A series of publicity campaigns highlighting the existence of GRID outside the gay community (and successful lobbying resulting in an eventual name change) helped to lift this stigma, but the crisis has left a legacy of health discrimination within the gay community. For evidence of this, one need only consider the recent Harvard campaign for the repeal of the FDA’s gay blood ban. Rather than calling for a set of orientation-neutral standards, activists asked that healthy, monogamous, gay and bisexual men be excused from the ban. It’s no accident that well-exercised non-smokers are overrepresented in LGBT equality ad campaigns. The movement continues to subtly promote an agenda that links health to equality.

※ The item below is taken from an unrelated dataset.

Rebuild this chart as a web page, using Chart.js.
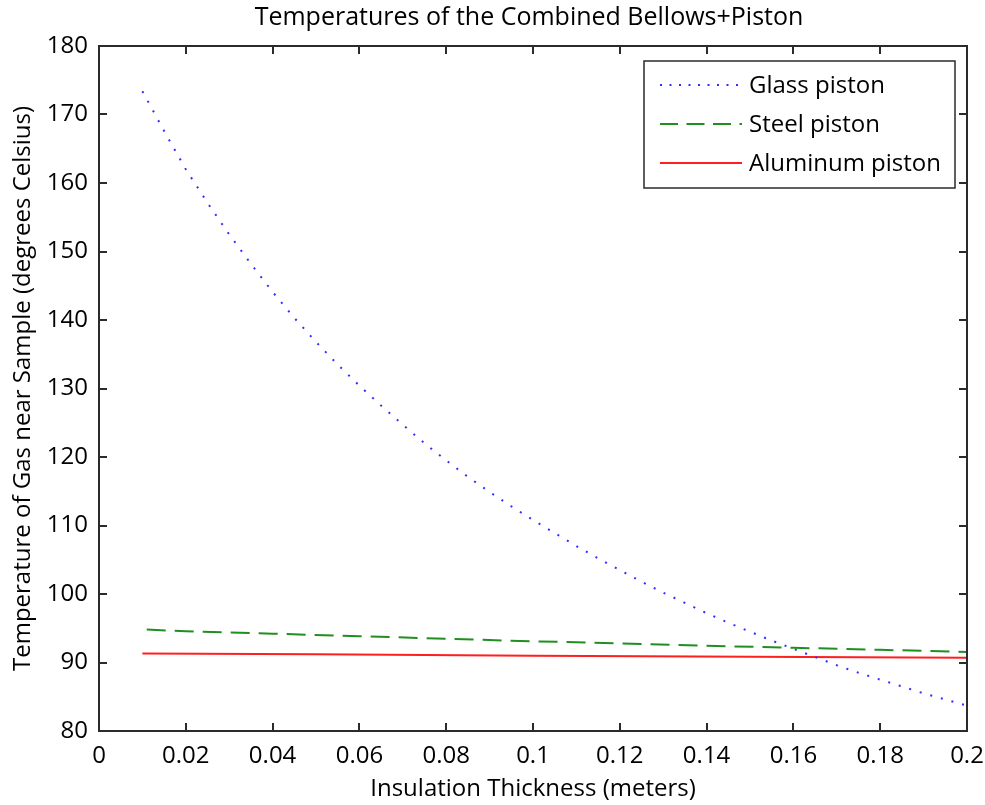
<!DOCTYPE html>
<html>
<head>
<meta charset="utf-8">
<title>Temperatures of the Combined Bellows+Piston</title>
<script src="https://cdn.jsdelivr.net/npm/chart.js@4.4.0/dist/chart.umd.min.js"></script>
<style>
  html, body { margin: 0; padding: 0; background: #fff; }
</style>
</head>
<body>
<canvas id="myChart" width="985" height="805"></canvas>
<script>
// Datos
const chartTitle = "Temperatures of the Combined Bellows+Piston";
const xAxisTitle = "Insulation Thickness (meters)";
const yAxisTitle = "Temperature of Gas near Sample (degrees Celsius)";

const xTickLabels = ["0", "0.02", "0.04", "0.06", "0.08", "0.1", "0.12", "0.14", "0.16", "0.18", "0.2"];
const yTickLabels = ["80", "90", "100", "110", "120", "130", "140", "150", "160", "170", "180"];

const glassThickness = [0.010, 0.015, 0.020, 0.025, 0.030, 0.035, 0.040, 0.045, 0.050, 0.055,
  0.060, 0.065, 0.070, 0.075, 0.080, 0.085, 0.090, 0.095, 0.100, 0.105,
  0.110, 0.115, 0.120, 0.125, 0.130, 0.135, 0.140, 0.145, 0.150, 0.155,
  0.160, 0.165, 0.170, 0.175, 0.180, 0.185, 0.190, 0.195, 0.200];
const glassTemp = [173.4, 167.6, 162.0, 157.1, 152.5, 148.2, 144.1, 140.3, 136.8, 133.5,
  130.4, 127.5, 124.7, 122.0, 119.5, 117.1, 114.9, 112.8, 110.8, 108.9,
  107.0, 105.2, 103.5, 101.8, 100.2, 98.7, 97.2, 95.8, 94.5, 93.2,
  92.0, 90.8, 89.6, 88.5, 87.5, 86.5, 85.5, 84.6, 83.7];

const steelThickness = [0.011, 0.020, 0.040, 0.060, 0.080, 0.100, 0.120, 0.140, 0.160, 0.180, 0.200];
const steelTemp = [94.8, 94.55, 94.2, 93.85, 93.45, 93.1, 92.8, 92.45, 92.15, 91.85, 91.55];

const aluminumThickness = [0.010, 0.050, 0.100, 0.150, 0.200];
const aluminumTemp = [91.3, 91.2, 91.0, 90.85, 90.7];

const seriesLabels = ["Glass piston", "Steel piston", "Aluminum piston"];

const FONT = "'Open Sans', 'DejaVu Sans', sans-serif";
const AXIS_COLOR = "#2b2b2b";

const toPoints = (xs, ys) => xs.map((x, i) => ({ x: x, y: ys[i] }));

// Caja de ejes estilo MATLAB con marcas hacia adentro + titulo
const boxPlugin = {
  id: "matlabBox",
  afterDraw(chart) {
    const { ctx, chartArea } = chart;
    const { left, right, top, bottom } = chartArea;
    const xs = chart.scales.x;
    const ys = chart.scales.y;
    const tick = 8;
    ctx.save();
    ctx.strokeStyle = AXIS_COLOR;
    ctx.lineWidth = 2;
    ctx.setLineDash([]);
    ctx.strokeRect(left, top, right - left, bottom - top);
    ctx.beginPath();
    xs.ticks.forEach((t) => {
      const px = Math.round(xs.getPixelForValue(t.value));
      ctx.moveTo(px, bottom); ctx.lineTo(px, bottom - tick);
      ctx.moveTo(px, top); ctx.lineTo(px, top + tick);
    });
    ys.ticks.forEach((t) => {
      const py = Math.round(ys.getPixelForValue(t.value));
      ctx.moveTo(left, py); ctx.lineTo(left + tick, py);
      ctx.moveTo(right, py); ctx.lineTo(right - tick, py);
    });
    ctx.stroke();

    // titulo centrado sobre los ejes
    ctx.fillStyle = "#000";
    ctx.font = "25px " + FONT;
    ctx.textAlign = "center";
    ctx.textBaseline = "middle";
    ctx.fillText(chartTitle, (left + right) / 2 - 4, 18);
    ctx.restore();
  }
};

// Leyenda dibujada dentro del area de ejes, esquina superior derecha
const legendPlugin = {
  id: "boxLegend",
  afterDraw(chart) {
    const { ctx, chartArea } = chart;
    const w = 311, h = 127;
    const x0 = chartArea.right - 12 - w;
    const y0 = chartArea.top + 15;
    ctx.save();
    ctx.fillStyle = "#fff";
    ctx.fillRect(x0, y0, w, h);
    ctx.strokeStyle = AXIS_COLOR;
    ctx.lineWidth = 1.5;
    ctx.setLineDash([]);
    ctx.strokeRect(x0, y0, w, h);
    chart.data.datasets.forEach((ds, i) => {
      const y = y0 + 24 + i * 39;
      ctx.beginPath();
      ctx.setLineDash(ds.legendDash || []);
      ctx.strokeStyle = ds.borderColor;
      ctx.lineWidth = ds.borderWidth;
      ctx.moveTo(x0 + 16, y);
      ctx.lineTo(x0 + 98, y);
      ctx.stroke();
      ctx.setLineDash([]);
      ctx.fillStyle = "#000";
      ctx.font = "24px " + FONT;
      ctx.textAlign = "left";
      ctx.textBaseline = "middle";
      ctx.fillText(ds.label, x0 + 105, y + 1);
    });
    ctx.restore();
  }
};

const datasets = [
  {
    label: seriesLabels[0],
    data: toPoints(glassThickness, glassTemp),
    borderColor: "#2f2fff",
    borderWidth: 2,
    borderDash: [2, 9],
    legendDash: [2, 7.5],
    pointRadius: 0,
    tension: 0,
    fill: false
  },
  {
    label: seriesLabels[1],
    data: toPoints(steelThickness, steelTemp),
    borderColor: "#1f8f1f",
    borderWidth: 2,
    borderDash: [19, 9],
    legendDash: [18, 8.5],
    pointRadius: 0,
    tension: 0,
    fill: false
  },
  {
    label: seriesLabels[2],
    data: toPoints(aluminumThickness, aluminumTemp),
    borderColor: "#ff1f1f",
    borderWidth: 2,
    legendDash: [],
    pointRadius: 0,
    tension: 0,
    fill: false
  }
];

const config = {
  type: "line",
  data: { datasets },
  options: {
    responsive: false,
    animation: false,
    devicePixelRatio: 1,
    layout: { padding: { top: 46, right: 18, left: 0, bottom: 0 } },
    plugins: {
      legend: { display: false },
      title: { display: false },
      tooltip: { enabled: false }
    },
    scales: {
      x: {
        type: "linear",
        min: 0,
        max: 0.2,
        afterFit: (scale) => {
          scale.height = 74;
          scale.paddingLeft = 0;
          scale.paddingRight = 0;
        },
        grid: { display: false, drawTicks: false },
        border: { display: false },
        ticks: {
          stepSize: 0.02,
          autoSkip: false,
          maxRotation: 0,
          padding: 11,
          color: "#000",
          font: { family: FONT, size: 24 },
          callback: (value, index) => xTickLabels[index]
        },
        title: {
          display: true,
          text: xAxisTitle,
          color: "#000",
          font: { family: FONT, size: 24 },
          padding: { top: 0, bottom: 1 }
        }
      },
      y: {
        min: 80,
        max: 180,
        afterFit: (scale) => {
          scale.width = 99;
          scale.paddingTop = 0;
          scale.paddingBottom = 0;
        },
        grid: { display: false, drawTicks: false },
        border: { display: false },
        ticks: {
          stepSize: 10,
          autoSkip: false,
          padding: 11,
          color: "#000",
          font: { family: FONT, size: 24 },
          callback: (value, index) => yTickLabels[index]
        },
        title: {
          display: true,
          text: yAxisTitle,
          color: "#000",
          font: { family: FONT, size: 24 },
          padding: { top: 9, bottom: 0 }
        }
      }
    }
  },
  plugins: [boxPlugin, legendPlugin]
};

const myChart = new Chart(document.querySelector("#myChart"), config);
</script>
</body>
</html>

The final line in the sand for many equality movements has been to point out that the characteristics of the group in question are a matter of birth, and thus health-based discrimination is unfair. The “born this way” argument has been highly successful for the gay rights movements, and some fat-rights blogs have begun to point to evidence linking obesity to heredity. While these arguments may have a strong scientific foundation, they also sidestep the ultimate question of eugenics that rears its head with every new equality movement. As Cynthia Nixon, a lesbian actress who was criticized for describing her orientation as “a choice,” puts it: “It doesn’t matter if we flew here or we swam here… it matters that we are here.”
As discrimination based on race, religion, and sexual orientation continues to disappear from the developed world, per se health discrimination has only increased. Campaigns against smoking and obesity rely on the same “dirty” rhetoric of their predecessors, inundating viewers with illustrations of how truly disgusting the lungs and arteries of the unhealthy are. While these ads aim to protect a new generation from unhealthy lifestyles, they also unfairly stigmatize those who cannot stop smoking or are unable to lose weight. As a result, smokers and the obese often face reduced housing and employment prospects. Unsurprisingly, the brunt of this stigma falls on the poor and working class who have higher rates of smoking and obesity than the general population.
Instead of proposing that they really are equally healthy, or “born this way,” fat rights activists would do better to focus on their right to existence and self-determination as human beings. Even if obesity generally results in reduced health (and it does), we have a duty to consider this fact alongside the fat community’s right to human dignity. We must assess how the benefits of targeting unhealthy lifestyles compare with the costs of demeaning and degrading the people living those lifestyles.
As much as marginalized groups complain of being “treated like lepers” or “avoided like the plague” we have rarely reconsidered how we treat the actual lepers and plague sufferers. The fat rights movement has the potential to fundamentally alter the way we talk about health-based discrimination, but only if they make the right arguments.